The Increasingly Blurred Line Between
While court decisions have increasingly protected seriously mentally ill individuals from involuntary commitment or retention in a psychiatric facility without significant due process, a series of legislative actions, bolstered by court decisions, simultaneously increased the involvement of the mental health system in the treatment and control of criminally involved individuals, particularly those diagnosed with serious personality disorders. In Foucha v. Louisiana, the Supreme Court drew a seemingly clear line in ruling that an insanity acquittee, with only antisocial personality disorder and no other active mental health diagnosis, despite remaining dangerous, could not be retained in a psychiatric hospital. But, more recently, Kansas v. Hendricks upheld the use of sexually violent predator laws on the basis that the goal was to treat individuals with a mental abnormality, including anti-social personality disorder,rather than to punish them, thereby allowing for post-incarceration detention of convicted sex offenders under the auspices of a mental health institution.

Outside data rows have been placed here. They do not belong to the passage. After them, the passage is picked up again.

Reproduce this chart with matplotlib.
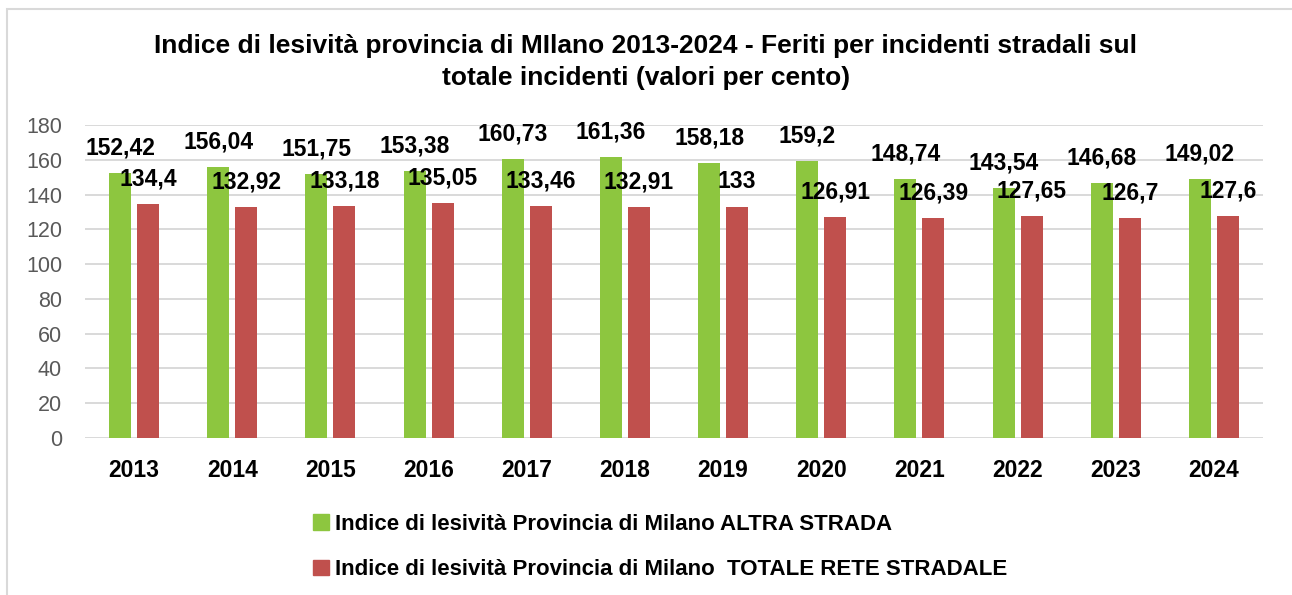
import matplotlib
matplotlib.use("Agg")
import matplotlib.pyplot as plt
import numpy as np
from matplotlib.patches import Patch, Rectangle

years = ["2013", "2014", "2015", "2016", "2017", "2018", "2019", "2020", "2021", "2022", "2023", "2024"]
altra_strada = [152.42, 156.04, 151.75, 153.38, 160.73, 161.36, 158.18, 159.2, 148.74, 143.54, 146.68, 149.02]
totale_rete = [134.4, 132.92, 133.18, 135.05, 133.46, 132.91, 133, 126.91, 126.39, 127.65, 126.7, 127.6]
y_ticks = [0, 20, 40, 60, 80, 100, 120, 140, 160, 180]

title = ("Indice di lesività provincia di MIlano 2013-2024 - Feriti per incidenti stradali sul\n"
         "totale incidenti (valori per cento)")
label_green = "Indice di lesività Provincia di Milano ALTRA STRADA"
label_red = "Indice di lesività Provincia di Milano  TOTALE RETE STRADALE"

GREEN = "#8DC63F"
RED = "#C0504D"
FONT = ["Liberation Sans", "DejaVu Sans"]


def fmt(v):
    s = f"{v:.2f}".rstrip("0").rstrip(".")
    return s.replace(".", ",")


plt.rcParams["font.family"] = FONT

fig = plt.figure(figsize=(12.92, 5.95), dpi=100)
ax = fig.add_axes([85 / 1292, 1 - 438 / 595, (1263 - 85) / 1292, (438 - 125) / 595])

# outer chart border, cropped on right and bottom like the screenshot
fig.patches.append(Rectangle((7 / 1292, -0.2), 1.5, 1 - 9 / 595 + 0.2, transform=fig.transFigure,
                             fill=False, edgecolor="#D9D9D9", linewidth=1.5))

x = np.arange(len(years))
w = 0.224
off = 0.142
b1 = ax.bar(x - off, altra_strada, width=w, color=GREEN, zorder=3)
b2 = ax.bar(x + off, totale_rete, width=w, color=RED, zorder=3)

for bars, vals in ((b1, altra_strada), (b2, totale_rete)):
    for rect, v in zip(bars, vals):
        ax.annotate(fmt(v), (rect.get_x() + rect.get_width() / 2, v), xytext=(0, 18),
                    textcoords="offset points", ha="center", va="center",
                    fontsize=16.5, fontweight="bold", color="black", zorder=4)

ax.set_xlim(-0.5, len(years) - 0.5)
ax.set_ylim(0, 180)
ax.set_yticks(y_ticks)
ax.set_yticklabels([str(t) for t in y_ticks], fontsize=15.5, color="#595959")
ax.set_xticks(x)
ax.set_xticklabels(years, fontsize=16.5, fontweight="bold", color="black")
ax.tick_params(axis="both", length=0)
ax.tick_params(axis="x", pad=15)
ax.tick_params(axis="y", pad=16.5)
ax.grid(axis="y", color="#D9D9D9", linewidth=1.4, zorder=0)
for s in ax.spines.values():
    s.set_visible(False)

fig.text(646 / 1292, 1 - 62 / 595, title, ha="center", va="center", fontsize=19,
         fontweight="bold", linespacing=1.45)

handles = [Patch(color=GREEN), Patch(color=RED)]
fig.legend(handles, [label_green, label_red], loc="upper left",
           bbox_to_anchor=(293 / 1292, 1 - 494 / 595), ncol=1, frameon=False,
           handlelength=0.7, handleheight=0.7, handletextpad=0.3, labelspacing=1.1,
           prop={"family": FONT, "weight": "bold", "size": 16})

fig.savefig("out.png", dpi=100)
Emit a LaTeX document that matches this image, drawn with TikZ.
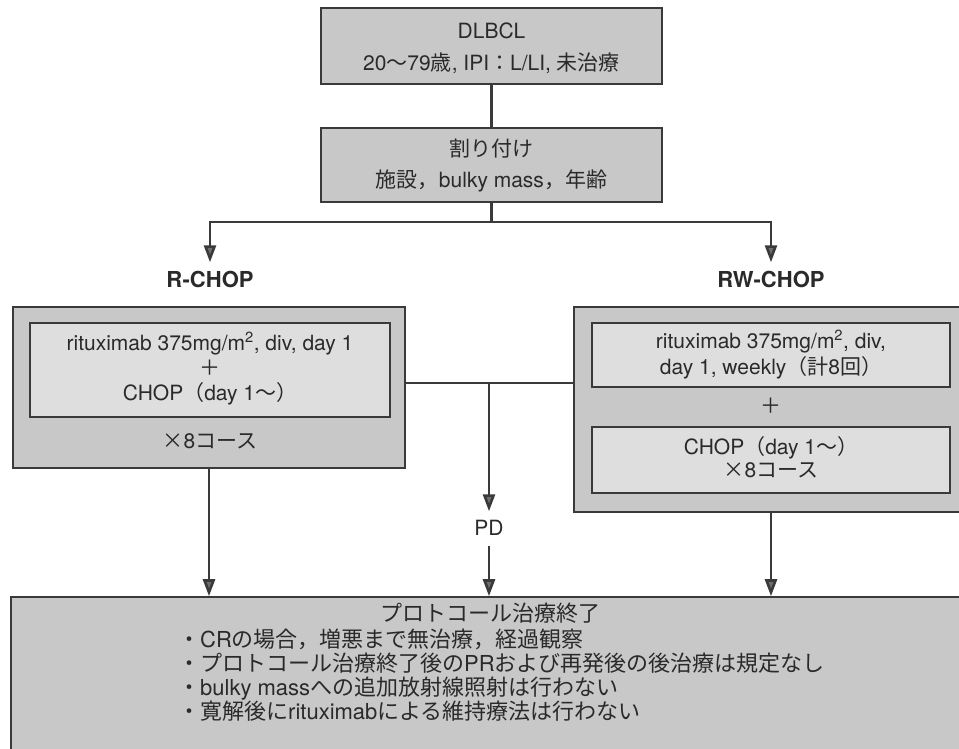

The onus placed on the public mental health system to provide treatment for such personality disorders is compounded by the fact that courts have also required clinicians to intervene and protect third parties who are in some way at risk of harm from a patient. While this burden appears reasonable in some circumstances where danger results from serious mental illnesses, it takes on a much more onerous nature when the patient is severely antisocial or psychopathic, both when personality disorder is the sole diagnosis, and when personality disorder overlays an additional psychiatric diagnosis.